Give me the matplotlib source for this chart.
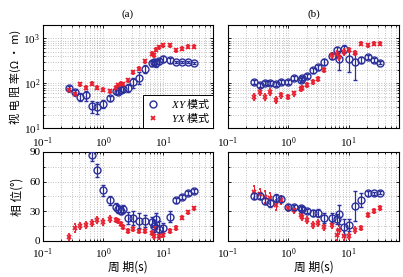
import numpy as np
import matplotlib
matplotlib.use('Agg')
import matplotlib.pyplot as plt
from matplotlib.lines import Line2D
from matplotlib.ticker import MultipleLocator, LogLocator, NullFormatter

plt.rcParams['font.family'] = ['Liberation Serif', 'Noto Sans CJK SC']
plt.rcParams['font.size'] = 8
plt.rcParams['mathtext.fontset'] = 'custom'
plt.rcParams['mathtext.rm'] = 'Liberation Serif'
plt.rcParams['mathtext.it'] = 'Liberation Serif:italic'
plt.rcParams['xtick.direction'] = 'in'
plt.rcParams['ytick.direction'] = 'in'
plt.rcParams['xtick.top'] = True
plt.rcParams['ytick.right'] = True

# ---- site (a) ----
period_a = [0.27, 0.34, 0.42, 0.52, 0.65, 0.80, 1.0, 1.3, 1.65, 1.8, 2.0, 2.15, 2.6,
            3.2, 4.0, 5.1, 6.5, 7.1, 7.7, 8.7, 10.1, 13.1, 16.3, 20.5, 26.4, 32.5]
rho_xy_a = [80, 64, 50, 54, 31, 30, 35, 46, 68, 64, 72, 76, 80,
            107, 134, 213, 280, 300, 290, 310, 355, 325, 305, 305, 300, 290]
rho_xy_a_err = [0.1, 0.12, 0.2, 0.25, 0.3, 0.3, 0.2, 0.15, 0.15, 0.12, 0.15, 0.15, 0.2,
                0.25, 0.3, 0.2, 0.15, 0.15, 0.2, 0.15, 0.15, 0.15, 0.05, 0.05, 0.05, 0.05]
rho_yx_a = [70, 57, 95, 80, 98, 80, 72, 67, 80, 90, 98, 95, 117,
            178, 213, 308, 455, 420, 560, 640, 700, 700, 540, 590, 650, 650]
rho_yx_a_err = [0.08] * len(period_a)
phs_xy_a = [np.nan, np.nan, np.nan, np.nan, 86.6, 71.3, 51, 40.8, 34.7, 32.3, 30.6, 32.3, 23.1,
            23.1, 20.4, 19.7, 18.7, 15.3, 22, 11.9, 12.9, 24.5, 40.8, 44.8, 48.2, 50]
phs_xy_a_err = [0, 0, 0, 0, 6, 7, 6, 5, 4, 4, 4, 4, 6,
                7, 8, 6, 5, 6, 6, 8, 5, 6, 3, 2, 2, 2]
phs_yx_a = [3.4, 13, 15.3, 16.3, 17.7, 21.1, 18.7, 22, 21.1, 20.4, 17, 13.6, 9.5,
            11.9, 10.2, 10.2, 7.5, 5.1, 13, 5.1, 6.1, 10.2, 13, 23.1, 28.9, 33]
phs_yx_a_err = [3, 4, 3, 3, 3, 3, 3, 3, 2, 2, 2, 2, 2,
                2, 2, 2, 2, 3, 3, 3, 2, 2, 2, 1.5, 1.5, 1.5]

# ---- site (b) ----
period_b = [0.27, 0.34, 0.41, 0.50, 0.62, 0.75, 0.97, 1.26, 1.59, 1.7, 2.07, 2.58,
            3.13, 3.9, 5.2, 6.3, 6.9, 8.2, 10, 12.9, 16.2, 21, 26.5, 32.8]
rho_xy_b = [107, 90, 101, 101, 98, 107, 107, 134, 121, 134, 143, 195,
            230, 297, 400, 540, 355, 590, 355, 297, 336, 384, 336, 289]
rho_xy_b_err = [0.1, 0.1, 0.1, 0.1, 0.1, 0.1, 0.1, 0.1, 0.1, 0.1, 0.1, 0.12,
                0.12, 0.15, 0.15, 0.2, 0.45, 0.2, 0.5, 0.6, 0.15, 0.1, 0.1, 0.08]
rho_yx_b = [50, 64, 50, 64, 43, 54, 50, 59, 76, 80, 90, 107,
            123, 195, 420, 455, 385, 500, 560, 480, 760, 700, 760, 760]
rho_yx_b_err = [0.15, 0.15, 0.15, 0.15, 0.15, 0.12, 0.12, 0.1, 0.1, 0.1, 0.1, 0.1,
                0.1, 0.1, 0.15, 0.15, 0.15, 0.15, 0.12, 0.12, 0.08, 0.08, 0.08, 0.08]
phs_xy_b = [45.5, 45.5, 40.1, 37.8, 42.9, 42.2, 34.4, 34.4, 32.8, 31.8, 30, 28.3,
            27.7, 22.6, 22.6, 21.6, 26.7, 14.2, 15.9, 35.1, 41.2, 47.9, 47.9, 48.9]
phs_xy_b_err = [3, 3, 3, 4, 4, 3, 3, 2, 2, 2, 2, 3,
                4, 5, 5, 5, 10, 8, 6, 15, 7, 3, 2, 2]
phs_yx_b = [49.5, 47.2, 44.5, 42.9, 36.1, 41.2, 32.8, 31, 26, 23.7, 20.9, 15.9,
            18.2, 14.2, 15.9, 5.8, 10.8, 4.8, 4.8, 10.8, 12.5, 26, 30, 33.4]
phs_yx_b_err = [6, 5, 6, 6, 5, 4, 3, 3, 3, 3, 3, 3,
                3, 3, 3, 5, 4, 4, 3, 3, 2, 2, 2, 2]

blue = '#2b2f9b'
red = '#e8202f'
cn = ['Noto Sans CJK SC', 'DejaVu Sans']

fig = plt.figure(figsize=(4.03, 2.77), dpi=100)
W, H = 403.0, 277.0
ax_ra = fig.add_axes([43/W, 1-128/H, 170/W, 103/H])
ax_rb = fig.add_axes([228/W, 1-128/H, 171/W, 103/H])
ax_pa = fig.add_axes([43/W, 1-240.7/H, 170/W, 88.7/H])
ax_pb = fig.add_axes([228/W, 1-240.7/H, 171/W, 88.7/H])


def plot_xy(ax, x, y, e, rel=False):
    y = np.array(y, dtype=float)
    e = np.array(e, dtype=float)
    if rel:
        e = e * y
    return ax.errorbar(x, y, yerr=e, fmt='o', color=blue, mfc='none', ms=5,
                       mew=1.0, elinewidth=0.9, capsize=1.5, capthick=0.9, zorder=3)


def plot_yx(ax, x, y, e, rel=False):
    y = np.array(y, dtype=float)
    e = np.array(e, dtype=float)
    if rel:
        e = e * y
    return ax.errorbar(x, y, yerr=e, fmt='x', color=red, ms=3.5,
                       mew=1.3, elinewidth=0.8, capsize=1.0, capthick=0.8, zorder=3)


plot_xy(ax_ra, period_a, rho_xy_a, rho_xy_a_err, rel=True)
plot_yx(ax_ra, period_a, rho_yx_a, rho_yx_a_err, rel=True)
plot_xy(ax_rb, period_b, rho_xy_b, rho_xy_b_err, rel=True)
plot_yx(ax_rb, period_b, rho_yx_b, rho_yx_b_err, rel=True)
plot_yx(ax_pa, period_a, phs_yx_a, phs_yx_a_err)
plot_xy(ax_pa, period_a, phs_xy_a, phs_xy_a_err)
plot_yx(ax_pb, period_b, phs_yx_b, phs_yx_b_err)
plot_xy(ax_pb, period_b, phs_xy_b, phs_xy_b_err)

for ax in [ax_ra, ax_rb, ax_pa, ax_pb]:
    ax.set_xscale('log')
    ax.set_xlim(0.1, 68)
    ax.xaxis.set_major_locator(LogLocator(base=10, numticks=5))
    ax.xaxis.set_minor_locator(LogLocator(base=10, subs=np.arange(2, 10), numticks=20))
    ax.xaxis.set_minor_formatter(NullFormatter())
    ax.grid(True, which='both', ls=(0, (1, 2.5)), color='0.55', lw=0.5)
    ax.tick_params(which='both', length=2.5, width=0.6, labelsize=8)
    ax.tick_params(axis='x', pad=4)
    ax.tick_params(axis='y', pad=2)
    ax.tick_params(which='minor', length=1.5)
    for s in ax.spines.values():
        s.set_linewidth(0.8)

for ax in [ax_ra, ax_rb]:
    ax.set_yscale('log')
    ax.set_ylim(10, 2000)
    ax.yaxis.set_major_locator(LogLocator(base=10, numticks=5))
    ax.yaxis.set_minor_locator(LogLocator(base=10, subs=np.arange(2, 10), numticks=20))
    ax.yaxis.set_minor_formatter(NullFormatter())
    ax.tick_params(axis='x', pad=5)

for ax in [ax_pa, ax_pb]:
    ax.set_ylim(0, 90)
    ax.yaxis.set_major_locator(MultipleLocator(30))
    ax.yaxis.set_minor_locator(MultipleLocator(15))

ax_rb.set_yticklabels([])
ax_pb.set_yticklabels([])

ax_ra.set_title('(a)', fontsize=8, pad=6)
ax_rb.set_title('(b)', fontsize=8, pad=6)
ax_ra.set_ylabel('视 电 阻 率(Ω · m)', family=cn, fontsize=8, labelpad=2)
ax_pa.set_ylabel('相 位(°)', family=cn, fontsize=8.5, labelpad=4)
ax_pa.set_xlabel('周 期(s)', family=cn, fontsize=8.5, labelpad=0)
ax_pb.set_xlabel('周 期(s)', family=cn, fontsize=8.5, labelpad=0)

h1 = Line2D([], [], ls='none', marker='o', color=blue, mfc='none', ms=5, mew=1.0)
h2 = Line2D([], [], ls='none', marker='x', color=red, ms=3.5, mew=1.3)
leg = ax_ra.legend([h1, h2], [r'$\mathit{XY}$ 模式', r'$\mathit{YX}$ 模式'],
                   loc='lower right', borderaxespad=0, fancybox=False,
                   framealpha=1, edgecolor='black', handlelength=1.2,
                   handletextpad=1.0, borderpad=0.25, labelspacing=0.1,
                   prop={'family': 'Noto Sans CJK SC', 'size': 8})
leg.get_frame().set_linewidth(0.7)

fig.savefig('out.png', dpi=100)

• • • •

Write out the lines from the start of the material to the line with "plt.rcParams['ytick.right'] = True", inclusive and exactly. Skip the pictures.

Give me the matplotlib source for this chart.
import numpy as np
import matplotlib
matplotlib.use('Agg')
import matplotlib.pyplot as plt
from matplotlib.lines import Line2D
from matplotlib.ticker import MultipleLocator, LogLocator, NullFormatter

plt.rcParams['font.family'] = ['Liberation Serif', 'Noto Sans CJK SC']
plt.rcParams['font.size'] = 8
plt.rcParams['mathtext.fontset'] = 'custom'
plt.rcParams['mathtext.rm'] = 'Liberation Serif'
plt.rcParams['mathtext.it'] = 'Liberation Serif:italic'
plt.rcParams['xtick.direction'] = 'in'
plt.rcParams['ytick.direction'] = 'in'
plt.rcParams['xtick.top'] = True
plt.rcParams['ytick.right'] = True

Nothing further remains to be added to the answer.